Competition and Productivity Growth in the Rust Belt

Simeon Alder, David Lagakos and Lee Ohanian

Executive Summary:

The “Rust Belt,” the heavy manufacturing region bordering the Great Lakes, fared worse than any other region of the United States in the post-World War II period in terms of employment and value added. In addition to the evolution of the employment share itself, we document three salient facts and analyze how they accounted for the region’s decline: (1) wages in the Rust Belt were substantially higher in the 1950-80 period, (2) productivity growth in key Rust Belt industries was low compared to other manufacturing industries and compared to the same industries abroad, and (3) competition in domestic output markets for these Rust Belt products was weak between the 1950s and mid-1980s.

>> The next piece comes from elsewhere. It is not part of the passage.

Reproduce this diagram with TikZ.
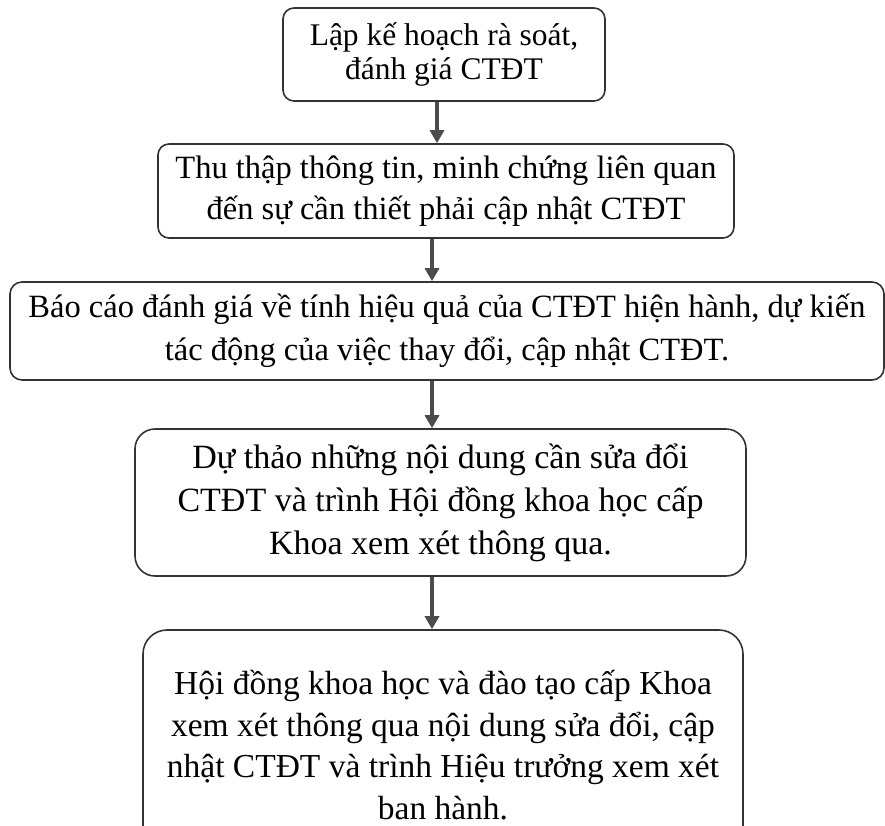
\documentclass[tikz,border=0pt]{standalone}
\usepackage{fontspec}
\setmainfont{Liberation Serif}
\usetikzlibrary{arrows.meta}
\begin{document}
\begin{tikzpicture}[x=1pt,y=-1pt,
  stepbox/.style={draw=black!80, line width=1.6pt, align=center, inner sep=0pt,
    font=\fontsize{33}{42}\selectfont, text=black},
  arr/.style={draw=black!70, line width=3.4pt, -{Triangle[length=13pt,width=14pt]}}]
\useasboundingbox (0,0) rectangle (885,825);
\clip (0,0) rectangle (885,825);
\node[stepbox, rounded corners=11pt, minimum width=322pt, minimum height=93pt,
  font=\fontsize{31.5}{34}\selectfont] (b1) at (444,54.5)
  {Lập kế hoạch rà soát,\\ đánh giá CTĐT};
\node[stepbox, rounded corners=11pt, minimum width=576pt, minimum height=94pt,
  font=\fontsize{32.5}{41}\selectfont] (b2) at (446,191)
  {Thu thập thông tin, minh chứng liên quan\\ đến sự cần thiết phải cập nhật CTĐT};
\node[stepbox, rounded corners=12pt, minimum width=874pt, minimum height=98pt,
  font=\fontsize{32.5}{43}\selectfont] (b3) at (447,331)
  {Báo cáo đánh giá về tính hiệu quả của CTĐT hiện hành, dự kiến\\ tác động của việc thay đổi, cập nhật CTĐT.};
\node[stepbox, rounded corners=20pt, minimum width=611pt, minimum height=147pt,
  font=\fontsize{34}{43}\selectfont] (b4) at (440.5,502.5)
  {Dự thảo những nội dung cần sửa đổi\\ CTĐT và trình Hội đồng khoa học cấp\\ Khoa xem xét thông qua.};
\node[stepbox, rounded corners=24pt, minimum width=600pt, minimum height=230pt,
  font=\fontsize{33.5}{41.7}\selectfont] (b5) at (443,745)
  {Hội đồng khoa học và đào tạo cấp Khoa\\ xem xét thông qua nội dung sửa đổi, cập\\ nhật CTĐT và trình Hiệu trưởng xem xét\\ ban hành.};
\draw[arr] (b1.south -| 437,0) -- (b2.north -| 437,0);
\draw[arr] (b2.south -| 432,0) -- (b3.north -| 432,0);
\draw[arr] (b3.south -| 432,0) -- (b4.north -| 432,0);
\draw[arr] (b4.south -| 432,0) -- (b5.north -| 432,0);
\end{tikzpicture}
\end{document}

The Rust Belt’s downturn was largely homemade and persistent labor market conflict plays a key role in explaining all the salient facts. The region’s decline has little, if anything, to do with structural change and foreign competition. While manufacturing in Wisconsin mirrored the trajectory of the broader Rust Belt in the early post-war decades, we observe a distinct shift in the state’s labor relations in the 1980s, which, in turn, set in motion a recovery of manufacturing employment relative to both the Rust Belt region and the United States more broadly. The trajectory of Wisconsin’s manufacturing sector since World War II suggests that flexible labor markets are key for the creation of sustainable manufacturing jobs, and plausibly jobs in general.